# REQUIREMENTS
Quote the data below in full, minus the images.

# INFORMATION PROVIDED
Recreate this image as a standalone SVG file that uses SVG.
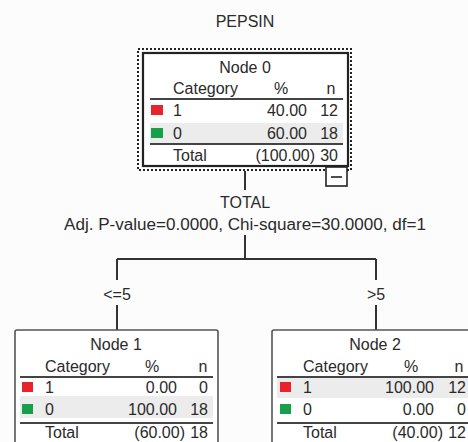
<svg xmlns="http://www.w3.org/2000/svg" width="468" height="442" viewBox="0 0 468 442">
<style>
text{font-family:"Liberation Sans",Arial,sans-serif;font-size:16px;fill:#2a2a2a}
.m{text-anchor:middle}
.r{text-anchor:end}
.box{fill:#fff;stroke:#555;stroke-width:1.6}
.rule{stroke:#444;stroke-width:2}
.shade{fill:#ececec}
.red{fill:#e8232b}
.green{fill:#17a04a}
.conn{stroke:#333;stroke-width:2;fill:none}
</style>
<rect width="468" height="442" fill="#fcfcfc"/>
<text class="m" x="245" y="27" font-size="15">PEPSIN</text>

<g id="connectors">
<path class="conn" d="M245 171V190M245 235V259M117 259H376M117 259V280M376 259V280M117 305V330M376 305V330"/>
<text class="m" x="245" y="208">TOTAL</text>
<text class="m" x="245" y="230" textLength="362" lengthAdjust="spacingAndGlyphs">Adj. P-value=0.0000, Chi-square=30.0000, df=1</text>
<text class="m" x="117" y="300">&lt;=5</text>
<text class="m" x="376" y="300">&gt;5</text>
</g>

<g id="node0">
<rect x="138" y="49" width="213" height="121" fill="none" stroke="#222" stroke-width="2" stroke-dasharray="2,2"/>
<rect x="143" y="53" width="205" height="113" fill="#fff" stroke="#222" stroke-width="2.2"/>
<rect class="shade" x="150" y="123" width="193" height="20"/>
<line class="rule" x1="150" y1="99" x2="343" y2="99"/>
<line class="rule" x1="150" y1="144" x2="343" y2="144"/>
<text class="m" x="245" y="73">Node 0</text>
<text x="173" y="94">Category</text>
<text class="m" x="281" y="94">%</text>
<text class="m" x="331" y="94">n</text>
<rect class="red" x="151" y="105" width="12" height="10"/>
<text x="173" y="116">1</text>
<text class="r" x="307" y="116">40.00</text>
<text class="r" x="338" y="116">12</text>
<rect class="green" x="151" y="128" width="12" height="10"/>
<text x="173" y="139">0</text>
<text class="r" x="307" y="139">60.00</text>
<text class="r" x="338" y="139">18</text>
<text x="173" y="161">Total</text>
<text class="r" x="315" y="161">(100.00)</text>
<text class="r" x="338" y="161">30</text>
<rect x="326" y="167" width="21" height="19" fill="#fff" stroke="#222" stroke-width="1.6"/>
<line x1="331" y1="177" x2="342" y2="177" stroke="#222" stroke-width="1.6"/>
</g>

<g id="node1">
<rect class="box" x="15" y="330" width="203" height="130" rx="2"/>
<rect class="shade" x="20" y="396" width="193" height="22"/>
<line class="rule" x1="20" y1="377" x2="213" y2="377"/>
<line class="rule" x1="20" y1="423" x2="213" y2="423"/>
<text class="m" x="116" y="350">Node 1</text>
<text x="45" y="372">Category</text>
<text class="m" x="152" y="372">%</text>
<text class="m" x="203" y="372">n</text>
<rect class="red" x="22" y="382" width="11" height="10"/>
<text x="45" y="393">1</text>
<text class="r" x="177" y="393">0.00</text>
<text class="r" x="208" y="393">0</text>
<rect class="green" x="22" y="404" width="11" height="10"/>
<text x="45" y="415">0</text>
<text class="r" x="177" y="415">100.00</text>
<text class="r" x="208" y="415">18</text>
<text x="45" y="438">Total</text>
<text class="r" x="185" y="438">(60.00)</text>
<text class="r" x="208" y="438">18</text>
</g>

<g id="node2">
<rect class="box" x="272" y="330" width="203" height="130" rx="2"/>
<rect class="shade" x="277" y="378" width="193" height="20"/>
<line class="rule" x1="277" y1="377" x2="470" y2="377"/>
<line class="rule" x1="277" y1="423" x2="470" y2="423"/>
<text class="m" x="375" y="350">Node 2</text>
<text x="303" y="372">Category</text>
<text class="m" x="411" y="372">%</text>
<text class="m" x="459" y="372">n</text>
<rect class="red" x="280" y="382" width="11" height="10"/>
<text x="303" y="393">1</text>
<text class="r" x="434" y="393">100.00</text>
<text class="r" x="466" y="393">12</text>
<rect class="green" x="280" y="404" width="11" height="10"/>
<text x="303" y="415">0</text>
<text class="r" x="434" y="415">0.00</text>
<text class="r" x="466" y="415">0</text>
<text x="303" y="438">Total</text>
<text class="r" x="443" y="438">(40.00)</text>
<text class="r" x="466" y="438">12</text>
</g>
</svg>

# OUTPUT FOR THIS TASK
Recreate this image as a standalone SVG file that uses SVG.
<svg xmlns="http://www.w3.org/2000/svg" width="468" height="442" viewBox="0 0 468 442">
<style>
text{font-family:"Liberation Sans",Arial,sans-serif;font-size:16px;fill:#2a2a2a}
.m{text-anchor:middle}
.r{text-anchor:end}
.box{fill:#fff;stroke:#555;stroke-width:1.6}
.rule{stroke:#444;stroke-width:2}
.shade{fill:#ececec}
.red{fill:#e8232b}
.green{fill:#17a04a}
.conn{stroke:#333;stroke-width:2;fill:none}
</style>
<rect width="468" height="442" fill="#fcfcfc"/>
<text class="m" x="245" y="27" font-size="15">PEPSIN</text>

<g id="connectors">
<path class="conn" d="M245 171V190M245 235V259M117 259H376M117 259V280M376 259V280M117 305V330M376 305V330"/>
<text class="m" x="245" y="208">TOTAL</text>
<text class="m" x="245" y="230" textLength="362" lengthAdjust="spacingAndGlyphs">Adj. P-value=0.0000, Chi-square=30.0000, df=1</text>
<text class="m" x="117" y="300">&lt;=5</text>
<text class="m" x="376" y="300">&gt;5</text>
</g>

<g id="node0">
<rect x="138" y="49" width="213" height="121" fill="none" stroke="#222" stroke-width="2" stroke-dasharray="2,2"/>
<rect x="143" y="53" width="205" height="113" fill="#fff" stroke="#222" stroke-width="2.2"/>
<rect class="shade" x="150" y="123" width="193" height="20"/>
<line class="rule" x1="150" y1="99" x2="343" y2="99"/>
<line class="rule" x1="150" y1="144" x2="343" y2="144"/>
<text class="m" x="245" y="73">Node 0</text>
<text x="173" y="94">Category</text>
<text class="m" x="281" y="94">%</text>
<text class="m" x="331" y="94">n</text>
<rect class="red" x="151" y="105" width="12" height="10"/>
<text x="173" y="116">1</text>
<text class="r" x="307" y="116">40.00</text>
<text class="r" x="338" y="116">12</text>
<rect class="green" x="151" y="128" width="12" height="10"/>
<text x="173" y="139">0</text>
<text class="r" x="307" y="139">60.00</text>
<text class="r" x="338" y="139">18</text>
<text x="173" y="161">Total</text>
<text class="r" x="315" y="161">(100.00)</text>
<text class="r" x="338" y="161">30</text>
<rect x="326" y="167" width="21" height="19" fill="#fff" stroke="#222" stroke-width="1.6"/>
<line x1="331" y1="177" x2="342" y2="177" stroke="#222" stroke-width="1.6"/>
</g>

<g id="node1">
<rect class="box" x="15" y="330" width="203" height="130" rx="2"/>
<rect class="shade" x="20" y="396" width="193" height="22"/>
<line class="rule" x1="20" y1="377" x2="213" y2="377"/>
<line class="rule" x1="20" y1="423" x2="213" y2="423"/>
<text class="m" x="116" y="350">Node 1</text>
<text x="45" y="372">Category</text>
<text class="m" x="152" y="372">%</text>
<text class="m" x="203" y="372">n</text>
<rect class="red" x="22" y="382" width="11" height="10"/>
<text x="45" y="393">1</text>
<text class="r" x="177" y="393">0.00</text>
<text class="r" x="208" y="393">0</text>
<rect class="green" x="22" y="404" width="11" height="10"/>
<text x="45" y="415">0</text>
<text class="r" x="177" y="415">100.00</text>
<text class="r" x="208" y="415">18</text>
<text x="45" y="438">Total</text>
<text class="r" x="185" y="438">(60.00)</text>
<text class="r" x="208" y="438">18</text>
</g>

<g id="node2">
<rect class="box" x="272" y="330" width="203" height="130" rx="2"/>
<rect class="shade" x="277" y="378" width="193" height="20"/>
<line class="rule" x1="277" y1="377" x2="470" y2="377"/>
<line class="rule" x1="277" y1="423" x2="470" y2="423"/>
<text class="m" x="375" y="350">Node 2</text>
<text x="303" y="372">Category</text>
<text class="m" x="411" y="372">%</text>
<text class="m" x="459" y="372">n</text>
<rect class="red" x="280" y="382" width="11" height="10"/>
<text x="303" y="393">1</text>
<text class="r" x="434" y="393">100.00</text>
<text class="r" x="466" y="393">12</text>
<rect class="green" x="280" y="404" width="11" height="10"/>
<text x="303" y="415">0</text>
<text class="r" x="434" y="415">0.00</text>
<text class="r" x="466" y="415">0</text>
<text x="303" y="438">Total</text>
<text class="r" x="443" y="438">(40.00)</text>
<text class="r" x="466" y="438">12</text>
</g>
</svg>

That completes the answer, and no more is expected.